→ WHAT YOU SHOULD DO: Restate each line of the listing exactly, without carrying over any pictures.

→ DATASET EXTRACT:
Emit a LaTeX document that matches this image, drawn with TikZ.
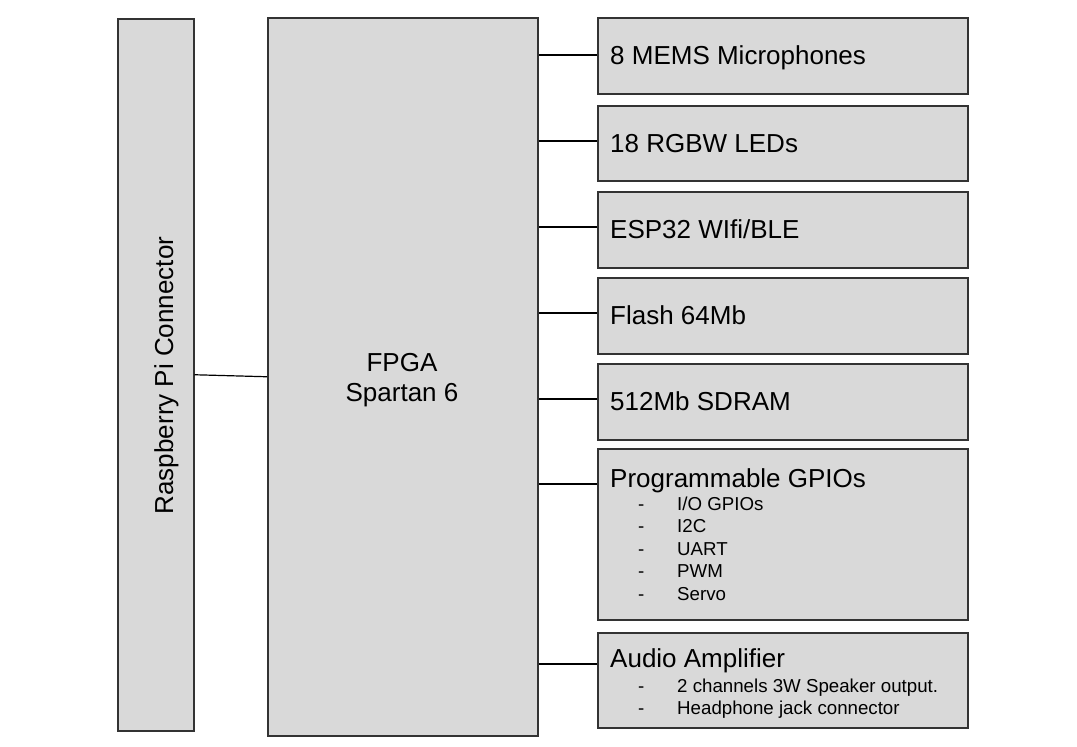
\documentclass[tikz,border=0pt]{standalone}
\usepackage{fontspec}
\setmainfont{Liberation Sans}
\definecolor{grisbloc}{HTML}{D9D9D9}

\begin{document}
\begin{tikzpicture}[x=1pt, y=-1pt]
	\tikzset{bloc/.style={draw=black!80, fill=grisbloc, line width=1.5pt, inner sep=0pt, anchor=north west},
	titre/.style={font=\fontsize{26}{30}\selectfont, inner sep=0pt},
	puce/.style={font=\fontsize{18.7}{22}\selectfont, anchor=base west, inner sep=0pt},
	lien/.style={line width=1.2pt}};
	\useasboundingbox (0,0) rectangle (1077,747);

	\node[bloc, minimum width=76pt, minimum height=712pt] (rpi) at (117,18) {};
	\node[titre, rotate=90, anchor=base] (rpi-t) at (173,375.5) {Raspberry Pi Connector};
	\node[bloc, minimum width=270pt, minimum height=718pt] (fpga) at (267,17) {};
	\node[titre, align=center] (fpga-t) at (402,380) {FPGA\\Spartan 6};

	\foreach \name/\y/\h/\base/\texte in {micro/17/76/64/8 MEMS Microphones, led/105/75/152/18 RGBW LEDs,
		esp/191/76/238/{ESP32 WIfi/BLE}, flash/277/76/324/Flash 64Mb, sdram/363/76/410/512Mb SDRAM,
		gpio/448/171/487/Programmable GPIOs, audio/632/95/667/Audio Amplifier}{
		\node[bloc, minimum width=370pt, minimum height=\h pt] (\name) at (597,\y) {};
		\node[titre, anchor=base west] (\name-t) at (610,\base) {\texte};
	}

	\foreach \ligne [count=\i from 0] in {{I/O GPIOs}, I2C, UART, PWM, Servo}{
		\node[puce] (gpio-d\i) at (638,{510+22.5*\i}) {-};
		\node[puce] (gpio-i\i) at (677,{510+22.5*\i}) {\ligne};
	}
	\foreach \ligne [count=\i from 0] in {2 channels 3W Speaker output., Headphone jack connector}{
		\node[puce] (audio-d\i) at (638,{692+22.7*\i}) {-};
		\node[puce] (audio-i\i) at (677,{692+22.7*\i}) {\ligne};
	}

	\draw[lien] (rpi.east) -- (fpga.west);
	\foreach \name/\dy in {micro/38, led/36, esp/36, flash/36, sdram/36, gpio/36, audio/32}{
		\draw[lien] ([yshift=-\dy pt]\name.north west) -- ([yshift=-\dy pt]\name.north west -| fpga.east);
	}

\end{tikzpicture}
\end{document}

→ THE COMPLETED TASK:
Emit a LaTeX document that matches this image, drawn with TikZ.
\documentclass[tikz,border=0pt]{standalone}
\usepackage{fontspec}
\setmainfont{Liberation Sans}
\definecolor{grisbloc}{HTML}{D9D9D9}

\begin{document}
\begin{tikzpicture}[x=1pt, y=-1pt]
	\tikzset{bloc/.style={draw=black!80, fill=grisbloc, line width=1.5pt, inner sep=0pt, anchor=north west},
	titre/.style={font=\fontsize{26}{30}\selectfont, inner sep=0pt},
	puce/.style={font=\fontsize{18.7}{22}\selectfont, anchor=base west, inner sep=0pt},
	lien/.style={line width=1.2pt}};
	\useasboundingbox (0,0) rectangle (1077,747);

	\node[bloc, minimum width=76pt, minimum height=712pt] (rpi) at (117,18) {};
	\node[titre, rotate=90, anchor=base] (rpi-t) at (173,375.5) {Raspberry Pi Connector};
	\node[bloc, minimum width=270pt, minimum height=718pt] (fpga) at (267,17) {};
	\node[titre, align=center] (fpga-t) at (402,380) {FPGA\\Spartan 6};

	\foreach \name/\y/\h/\base/\texte in {micro/17/76/64/8 MEMS Microphones, led/105/75/152/18 RGBW LEDs,
		esp/191/76/238/{ESP32 WIfi/BLE}, flash/277/76/324/Flash 64Mb, sdram/363/76/410/512Mb SDRAM,
		gpio/448/171/487/Programmable GPIOs, audio/632/95/667/Audio Amplifier}{
		\node[bloc, minimum width=370pt, minimum height=\h pt] (\name) at (597,\y) {};
		\node[titre, anchor=base west] (\name-t) at (610,\base) {\texte};
	}

	\foreach \ligne [count=\i from 0] in {{I/O GPIOs}, I2C, UART, PWM, Servo}{
		\node[puce] (gpio-d\i) at (638,{510+22.5*\i}) {-};
		\node[puce] (gpio-i\i) at (677,{510+22.5*\i}) {\ligne};
	}
	\foreach \ligne [count=\i from 0] in {2 channels 3W Speaker output., Headphone jack connector}{
		\node[puce] (audio-d\i) at (638,{692+22.7*\i}) {-};
		\node[puce] (audio-i\i) at (677,{692+22.7*\i}) {\ligne};
	}

	\draw[lien] (rpi.east) -- (fpga.west);
	\foreach \name/\dy in {micro/38, led/36, esp/36, flash/36, sdram/36, gpio/36, audio/32}{
		\draw[lien] ([yshift=-\dy pt]\name.north west) -- ([yshift=-\dy pt]\name.north west -| fpga.east);
	}

\end{tikzpicture}
\end{document}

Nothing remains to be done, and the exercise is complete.